We can’t stop the aging process and with it comes degenerative diseases such as OA although how much we suffer or not can be down to genetics,. Being over-weight stresses the joints causing inflammation along with hormonal imbalances, nutritional deficiencies, stress or an inflammatory diet.
Another factor can be muscular imbalance caused by prolonged sitting or repetitive movements that pull a joint out of alignment prematurely damaging the cartilage.
What can massage do?
Alongside medication for severe cases, massage can help relieve pain and reduce inflammatory responses. A research study done in 2010 by University of California showed that massage can lower the body’s production of the stress hormone cortisol, and boost production of serotonin, which, in turn, can improve mood. Additionally, massage can lower production of the neurotransmitter substance P, often linked to pain, and improves sleep as a result.
Working on muscular balance through massage and exercise therapy is key to relieving pain longer term and encouraging joint alignment. On the initial consultation we will go through all your pain symptoms and work out a plan that will be right for you. We are trained to look for what we call ‘contra-indications’ which means we will know if massage will be beneficial to you.
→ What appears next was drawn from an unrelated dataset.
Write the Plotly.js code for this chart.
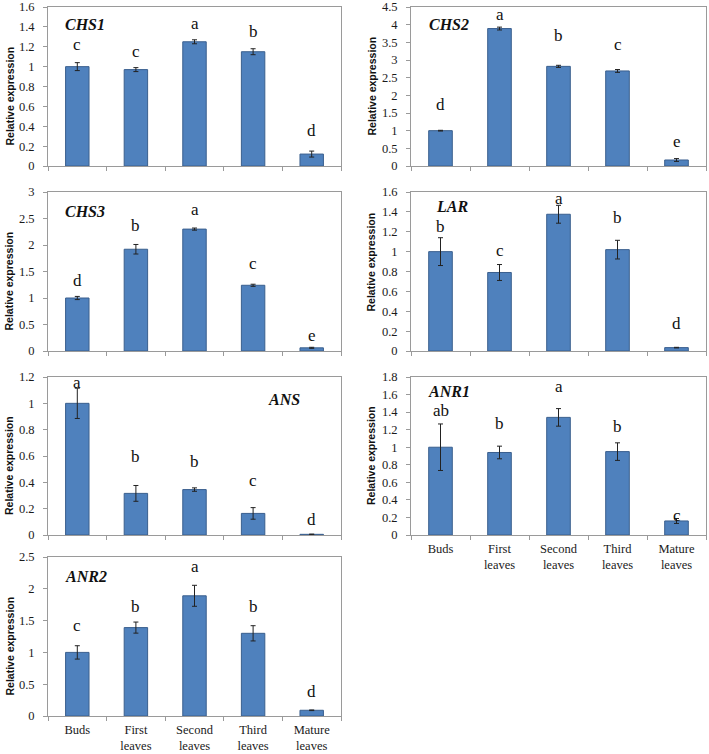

Chronic osteoarthritis responds well to massage as pain is relieved as the muscles surrounding the joints relax, releasing stiffness and allowing for better range of motion and mobility. Increased relaxation, decreased stress, and a sense of well-being are additional benefits of massage therapy.
If you do suffer with severe OA it might be an idea to consult your doctor or rheumatologist before booking a massage.